- WHAT YOU WILL DO:
Below are the records; extract from them the line containing "Write the Plotly.js code for this chart." to the line containing "const FONT = 'Liberation", both lines included, exactly and with no pictures.
━━━━━━━━━━
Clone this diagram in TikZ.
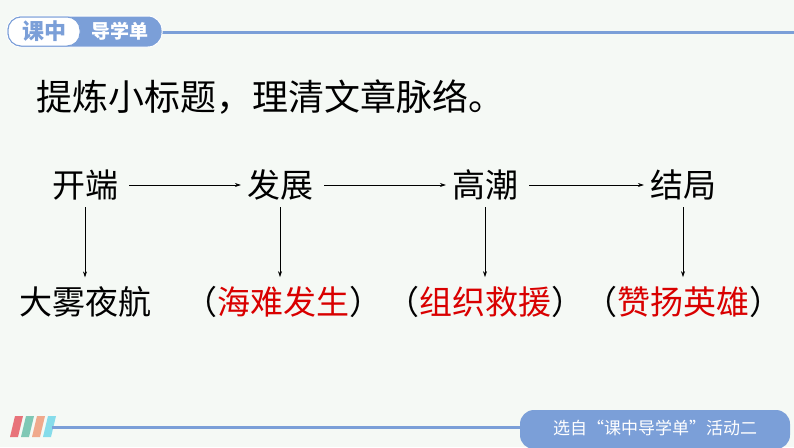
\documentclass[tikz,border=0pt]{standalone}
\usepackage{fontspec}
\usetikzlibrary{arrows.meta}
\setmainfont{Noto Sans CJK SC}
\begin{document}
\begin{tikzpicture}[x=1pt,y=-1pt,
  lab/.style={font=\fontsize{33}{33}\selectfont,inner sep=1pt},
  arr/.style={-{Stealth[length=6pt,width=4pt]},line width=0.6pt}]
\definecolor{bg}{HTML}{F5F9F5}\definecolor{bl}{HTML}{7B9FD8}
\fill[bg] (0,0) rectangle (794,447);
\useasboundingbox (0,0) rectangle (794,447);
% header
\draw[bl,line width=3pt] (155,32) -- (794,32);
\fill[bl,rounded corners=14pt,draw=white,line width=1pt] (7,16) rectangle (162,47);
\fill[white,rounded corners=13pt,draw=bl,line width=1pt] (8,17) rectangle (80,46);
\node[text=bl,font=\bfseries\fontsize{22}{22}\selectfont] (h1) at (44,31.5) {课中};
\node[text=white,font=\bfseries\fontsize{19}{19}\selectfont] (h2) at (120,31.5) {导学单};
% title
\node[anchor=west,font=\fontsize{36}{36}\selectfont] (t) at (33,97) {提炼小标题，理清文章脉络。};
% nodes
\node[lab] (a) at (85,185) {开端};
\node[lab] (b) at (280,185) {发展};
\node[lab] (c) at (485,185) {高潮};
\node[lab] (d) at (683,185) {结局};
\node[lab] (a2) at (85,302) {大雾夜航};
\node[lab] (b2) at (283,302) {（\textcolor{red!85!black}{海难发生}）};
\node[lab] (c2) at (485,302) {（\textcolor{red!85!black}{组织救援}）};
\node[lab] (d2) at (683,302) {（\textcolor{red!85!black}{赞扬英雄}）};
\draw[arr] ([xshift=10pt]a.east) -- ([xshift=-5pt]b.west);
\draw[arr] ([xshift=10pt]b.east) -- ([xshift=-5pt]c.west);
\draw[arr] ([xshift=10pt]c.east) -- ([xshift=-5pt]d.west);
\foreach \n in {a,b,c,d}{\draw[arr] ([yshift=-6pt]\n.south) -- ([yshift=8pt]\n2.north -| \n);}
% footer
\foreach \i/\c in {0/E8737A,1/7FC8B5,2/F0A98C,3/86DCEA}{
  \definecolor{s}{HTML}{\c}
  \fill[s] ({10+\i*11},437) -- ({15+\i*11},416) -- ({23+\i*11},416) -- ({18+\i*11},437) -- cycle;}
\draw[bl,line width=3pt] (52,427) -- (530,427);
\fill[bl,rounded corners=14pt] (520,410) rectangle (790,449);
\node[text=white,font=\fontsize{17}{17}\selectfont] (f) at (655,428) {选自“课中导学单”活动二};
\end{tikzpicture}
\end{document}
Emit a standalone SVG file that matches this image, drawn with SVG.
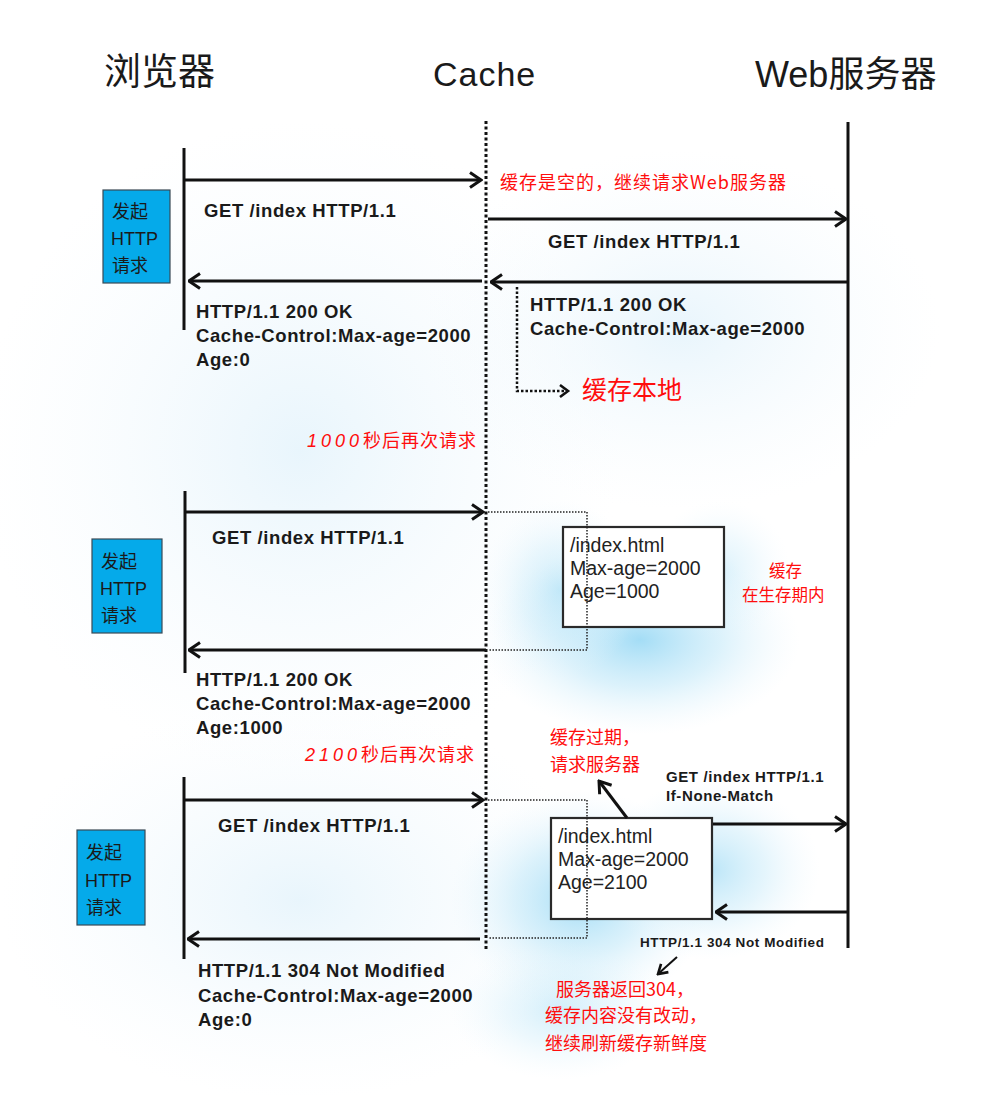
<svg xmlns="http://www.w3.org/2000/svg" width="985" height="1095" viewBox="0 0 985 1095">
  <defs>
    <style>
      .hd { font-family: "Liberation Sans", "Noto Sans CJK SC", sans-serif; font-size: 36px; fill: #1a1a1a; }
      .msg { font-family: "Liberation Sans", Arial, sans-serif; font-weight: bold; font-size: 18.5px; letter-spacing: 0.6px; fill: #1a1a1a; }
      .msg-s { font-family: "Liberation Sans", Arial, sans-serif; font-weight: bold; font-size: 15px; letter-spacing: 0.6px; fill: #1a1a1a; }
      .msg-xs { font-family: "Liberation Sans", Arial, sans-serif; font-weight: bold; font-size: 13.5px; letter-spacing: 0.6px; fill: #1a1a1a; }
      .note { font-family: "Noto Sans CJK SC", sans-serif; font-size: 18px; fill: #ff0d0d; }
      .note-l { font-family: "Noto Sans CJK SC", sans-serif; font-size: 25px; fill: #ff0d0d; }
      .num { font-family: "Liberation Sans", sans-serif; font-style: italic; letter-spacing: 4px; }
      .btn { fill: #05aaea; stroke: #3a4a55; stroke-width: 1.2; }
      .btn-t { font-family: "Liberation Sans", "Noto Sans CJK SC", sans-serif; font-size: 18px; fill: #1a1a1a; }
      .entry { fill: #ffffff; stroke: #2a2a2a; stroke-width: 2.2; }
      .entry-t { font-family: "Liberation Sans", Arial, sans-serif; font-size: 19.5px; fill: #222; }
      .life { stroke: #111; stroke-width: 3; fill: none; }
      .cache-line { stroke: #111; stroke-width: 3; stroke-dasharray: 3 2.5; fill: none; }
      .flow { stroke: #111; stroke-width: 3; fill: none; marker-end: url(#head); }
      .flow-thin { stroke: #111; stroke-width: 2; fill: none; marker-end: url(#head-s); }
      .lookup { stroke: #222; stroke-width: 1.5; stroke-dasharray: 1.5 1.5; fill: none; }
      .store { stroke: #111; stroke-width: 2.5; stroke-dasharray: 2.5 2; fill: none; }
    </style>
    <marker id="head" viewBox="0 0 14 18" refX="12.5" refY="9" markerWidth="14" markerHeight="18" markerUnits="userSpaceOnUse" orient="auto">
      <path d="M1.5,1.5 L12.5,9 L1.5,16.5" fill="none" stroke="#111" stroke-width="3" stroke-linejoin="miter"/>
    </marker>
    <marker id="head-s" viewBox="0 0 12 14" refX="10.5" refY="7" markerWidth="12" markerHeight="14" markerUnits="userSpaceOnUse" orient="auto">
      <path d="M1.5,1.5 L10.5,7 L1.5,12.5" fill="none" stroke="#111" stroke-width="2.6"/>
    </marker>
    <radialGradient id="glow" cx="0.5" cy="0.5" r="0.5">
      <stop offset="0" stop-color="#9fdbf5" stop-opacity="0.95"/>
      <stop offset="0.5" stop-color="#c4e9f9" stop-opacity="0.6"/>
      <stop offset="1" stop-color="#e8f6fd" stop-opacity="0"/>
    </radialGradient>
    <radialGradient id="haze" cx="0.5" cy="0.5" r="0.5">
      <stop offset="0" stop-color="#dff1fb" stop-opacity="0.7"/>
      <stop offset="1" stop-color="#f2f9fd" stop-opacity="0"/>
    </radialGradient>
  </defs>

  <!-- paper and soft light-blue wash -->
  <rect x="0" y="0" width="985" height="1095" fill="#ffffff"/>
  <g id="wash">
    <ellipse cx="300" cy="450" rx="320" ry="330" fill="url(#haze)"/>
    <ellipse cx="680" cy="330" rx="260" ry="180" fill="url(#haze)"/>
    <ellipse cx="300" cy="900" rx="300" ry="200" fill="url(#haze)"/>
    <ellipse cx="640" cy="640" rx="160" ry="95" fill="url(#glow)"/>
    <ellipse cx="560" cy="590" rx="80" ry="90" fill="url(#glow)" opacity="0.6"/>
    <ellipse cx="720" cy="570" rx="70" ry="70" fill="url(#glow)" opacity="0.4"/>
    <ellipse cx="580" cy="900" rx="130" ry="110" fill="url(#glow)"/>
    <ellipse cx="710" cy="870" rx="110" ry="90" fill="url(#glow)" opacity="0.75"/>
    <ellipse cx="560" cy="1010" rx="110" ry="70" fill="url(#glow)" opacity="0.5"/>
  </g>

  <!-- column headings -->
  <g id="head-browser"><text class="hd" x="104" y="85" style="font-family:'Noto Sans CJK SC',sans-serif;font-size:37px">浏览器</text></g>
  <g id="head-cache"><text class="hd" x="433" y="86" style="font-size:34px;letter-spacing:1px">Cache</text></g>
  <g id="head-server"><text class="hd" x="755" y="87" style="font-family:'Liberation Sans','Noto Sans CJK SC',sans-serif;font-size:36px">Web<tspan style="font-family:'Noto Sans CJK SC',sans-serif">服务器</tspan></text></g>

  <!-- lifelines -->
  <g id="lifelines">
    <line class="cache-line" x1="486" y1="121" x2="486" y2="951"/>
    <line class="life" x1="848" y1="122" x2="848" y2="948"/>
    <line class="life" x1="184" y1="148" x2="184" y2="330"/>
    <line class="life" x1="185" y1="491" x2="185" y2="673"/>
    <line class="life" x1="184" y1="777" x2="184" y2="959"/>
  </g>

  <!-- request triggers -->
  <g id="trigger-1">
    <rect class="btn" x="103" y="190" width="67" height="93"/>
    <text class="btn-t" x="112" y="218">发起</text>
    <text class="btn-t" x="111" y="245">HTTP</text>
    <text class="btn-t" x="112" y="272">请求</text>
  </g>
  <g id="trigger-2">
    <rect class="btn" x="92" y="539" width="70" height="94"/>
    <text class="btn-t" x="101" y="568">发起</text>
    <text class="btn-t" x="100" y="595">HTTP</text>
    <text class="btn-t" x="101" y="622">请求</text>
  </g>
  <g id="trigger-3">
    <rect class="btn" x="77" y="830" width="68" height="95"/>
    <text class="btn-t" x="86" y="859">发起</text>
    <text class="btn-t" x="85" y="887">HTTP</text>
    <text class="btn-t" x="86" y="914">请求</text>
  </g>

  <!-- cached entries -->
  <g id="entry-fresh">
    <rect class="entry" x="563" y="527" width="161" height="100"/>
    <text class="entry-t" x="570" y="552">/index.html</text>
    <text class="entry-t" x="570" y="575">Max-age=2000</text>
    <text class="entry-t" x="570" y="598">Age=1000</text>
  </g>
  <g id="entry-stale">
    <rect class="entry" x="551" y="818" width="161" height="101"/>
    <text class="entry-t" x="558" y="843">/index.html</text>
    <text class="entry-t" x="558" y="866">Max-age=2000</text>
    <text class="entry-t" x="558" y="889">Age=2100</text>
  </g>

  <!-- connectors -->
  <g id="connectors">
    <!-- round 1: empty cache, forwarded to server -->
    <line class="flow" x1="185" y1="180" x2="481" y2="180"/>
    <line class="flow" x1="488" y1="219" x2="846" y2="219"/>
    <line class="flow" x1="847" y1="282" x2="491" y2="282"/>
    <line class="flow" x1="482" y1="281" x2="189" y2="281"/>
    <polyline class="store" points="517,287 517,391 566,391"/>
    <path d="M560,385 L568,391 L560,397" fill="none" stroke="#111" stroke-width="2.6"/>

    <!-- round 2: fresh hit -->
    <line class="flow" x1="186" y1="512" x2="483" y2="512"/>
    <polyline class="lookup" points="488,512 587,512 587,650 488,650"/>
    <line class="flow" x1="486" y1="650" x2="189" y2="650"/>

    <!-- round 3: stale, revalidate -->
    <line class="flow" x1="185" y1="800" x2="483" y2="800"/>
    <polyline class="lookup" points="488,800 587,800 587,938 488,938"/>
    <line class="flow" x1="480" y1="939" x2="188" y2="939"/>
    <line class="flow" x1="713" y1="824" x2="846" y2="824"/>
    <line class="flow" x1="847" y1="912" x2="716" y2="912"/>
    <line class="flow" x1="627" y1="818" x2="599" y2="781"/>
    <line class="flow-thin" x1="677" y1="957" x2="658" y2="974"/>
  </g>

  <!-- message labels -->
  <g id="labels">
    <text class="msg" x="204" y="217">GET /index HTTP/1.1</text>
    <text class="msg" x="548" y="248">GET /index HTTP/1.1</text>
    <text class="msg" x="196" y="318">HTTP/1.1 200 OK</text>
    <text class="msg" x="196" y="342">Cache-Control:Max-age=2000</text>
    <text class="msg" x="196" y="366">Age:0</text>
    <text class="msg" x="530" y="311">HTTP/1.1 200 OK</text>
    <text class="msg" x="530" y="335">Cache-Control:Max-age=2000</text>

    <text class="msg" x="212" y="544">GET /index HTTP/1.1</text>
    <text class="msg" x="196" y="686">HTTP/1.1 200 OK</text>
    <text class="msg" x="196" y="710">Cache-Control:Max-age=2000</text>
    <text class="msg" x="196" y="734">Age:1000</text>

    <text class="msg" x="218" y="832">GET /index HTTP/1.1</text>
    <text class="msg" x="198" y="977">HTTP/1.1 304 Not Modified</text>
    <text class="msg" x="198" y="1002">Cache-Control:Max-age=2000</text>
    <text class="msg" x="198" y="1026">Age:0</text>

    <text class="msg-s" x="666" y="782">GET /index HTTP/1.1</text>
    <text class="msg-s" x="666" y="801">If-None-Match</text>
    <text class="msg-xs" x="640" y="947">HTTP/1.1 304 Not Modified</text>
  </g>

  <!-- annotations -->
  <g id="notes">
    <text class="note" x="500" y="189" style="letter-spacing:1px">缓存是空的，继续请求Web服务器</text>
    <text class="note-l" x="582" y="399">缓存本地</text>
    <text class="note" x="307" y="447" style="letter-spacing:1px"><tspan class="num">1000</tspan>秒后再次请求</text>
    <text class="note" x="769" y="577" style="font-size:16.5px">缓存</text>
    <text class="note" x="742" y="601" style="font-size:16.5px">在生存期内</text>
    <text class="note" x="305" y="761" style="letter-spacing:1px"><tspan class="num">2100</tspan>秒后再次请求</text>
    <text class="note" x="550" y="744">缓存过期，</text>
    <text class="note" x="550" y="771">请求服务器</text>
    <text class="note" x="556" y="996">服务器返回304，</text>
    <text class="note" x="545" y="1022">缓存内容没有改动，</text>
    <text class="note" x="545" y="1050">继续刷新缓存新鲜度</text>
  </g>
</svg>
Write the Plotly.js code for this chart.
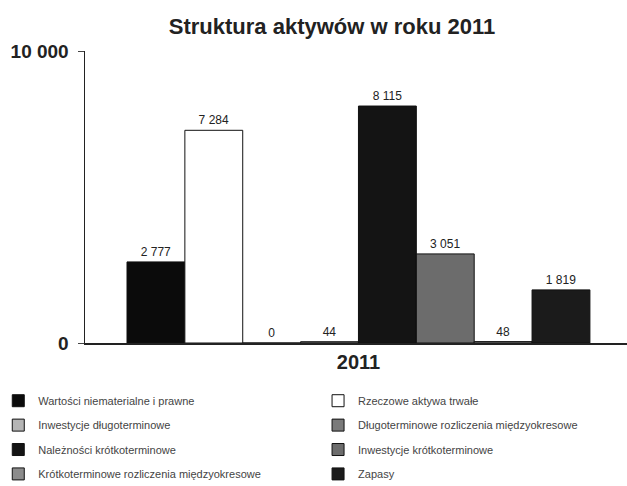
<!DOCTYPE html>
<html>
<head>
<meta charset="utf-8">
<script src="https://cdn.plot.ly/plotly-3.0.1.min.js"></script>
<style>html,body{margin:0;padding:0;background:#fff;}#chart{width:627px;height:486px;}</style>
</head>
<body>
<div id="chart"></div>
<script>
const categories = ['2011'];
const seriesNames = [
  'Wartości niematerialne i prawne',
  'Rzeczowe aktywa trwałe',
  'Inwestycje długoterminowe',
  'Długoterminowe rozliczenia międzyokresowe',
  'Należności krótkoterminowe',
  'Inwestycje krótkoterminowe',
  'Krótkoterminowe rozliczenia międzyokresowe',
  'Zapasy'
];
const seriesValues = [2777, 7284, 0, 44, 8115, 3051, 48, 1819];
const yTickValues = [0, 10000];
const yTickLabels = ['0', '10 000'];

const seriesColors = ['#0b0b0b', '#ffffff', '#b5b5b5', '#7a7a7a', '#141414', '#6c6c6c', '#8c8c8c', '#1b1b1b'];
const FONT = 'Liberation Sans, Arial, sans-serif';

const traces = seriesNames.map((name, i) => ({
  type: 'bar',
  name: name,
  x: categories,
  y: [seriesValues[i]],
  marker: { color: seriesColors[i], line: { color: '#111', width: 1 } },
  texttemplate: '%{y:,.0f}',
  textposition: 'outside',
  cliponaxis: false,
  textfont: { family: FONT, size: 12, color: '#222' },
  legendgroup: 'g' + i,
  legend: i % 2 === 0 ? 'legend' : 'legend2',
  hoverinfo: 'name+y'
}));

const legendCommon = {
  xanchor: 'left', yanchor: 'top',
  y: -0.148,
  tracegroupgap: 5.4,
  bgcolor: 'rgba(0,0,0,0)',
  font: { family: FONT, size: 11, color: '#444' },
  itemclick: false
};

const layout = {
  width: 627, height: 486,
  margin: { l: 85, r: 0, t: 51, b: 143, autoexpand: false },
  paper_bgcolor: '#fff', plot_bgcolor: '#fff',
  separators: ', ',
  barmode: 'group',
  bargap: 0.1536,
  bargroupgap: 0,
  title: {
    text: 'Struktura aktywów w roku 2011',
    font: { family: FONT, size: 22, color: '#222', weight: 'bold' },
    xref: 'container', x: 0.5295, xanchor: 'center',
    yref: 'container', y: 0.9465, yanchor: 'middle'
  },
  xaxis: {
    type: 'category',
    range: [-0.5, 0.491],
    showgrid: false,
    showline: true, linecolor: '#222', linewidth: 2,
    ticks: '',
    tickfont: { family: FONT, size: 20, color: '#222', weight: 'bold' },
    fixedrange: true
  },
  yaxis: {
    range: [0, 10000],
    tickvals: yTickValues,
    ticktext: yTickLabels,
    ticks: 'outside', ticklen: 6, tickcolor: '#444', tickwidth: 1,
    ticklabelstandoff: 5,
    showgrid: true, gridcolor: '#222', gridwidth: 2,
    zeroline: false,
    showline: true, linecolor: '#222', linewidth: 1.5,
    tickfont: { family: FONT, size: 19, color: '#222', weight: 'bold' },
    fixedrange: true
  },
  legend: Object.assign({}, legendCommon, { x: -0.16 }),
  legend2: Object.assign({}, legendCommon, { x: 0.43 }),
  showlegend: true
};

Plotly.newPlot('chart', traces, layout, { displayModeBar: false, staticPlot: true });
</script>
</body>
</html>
━━━━━━━━━━
- WORKED SOLUTION:
Write the Plotly.js code for this chart.
<!DOCTYPE html>
<html>
<head>
<meta charset="utf-8">
<script src="https://cdn.plot.ly/plotly-3.0.1.min.js"></script>
<style>html,body{margin:0;padding:0;background:#fff;}#chart{width:627px;height:486px;}</style>
</head>
<body>
<div id="chart"></div>
<script>
const categories = ['2011'];
const seriesNames = [
  'Wartości niematerialne i prawne',
  'Rzeczowe aktywa trwałe',
  'Inwestycje długoterminowe',
  'Długoterminowe rozliczenia międzyokresowe',
  'Należności krótkoterminowe',
  'Inwestycje krótkoterminowe',
  'Krótkoterminowe rozliczenia międzyokresowe',
  'Zapasy'
];
const seriesValues = [2777, 7284, 0, 44, 8115, 3051, 48, 1819];
const yTickValues = [0, 10000];
const yTickLabels = ['0', '10 000'];

const seriesColors = ['#0b0b0b', '#ffffff', '#b5b5b5', '#7a7a7a', '#141414', '#6c6c6c', '#8c8c8c', '#1b1b1b'];
const FONT = 'Liberation Sans, Arial, sans-serif';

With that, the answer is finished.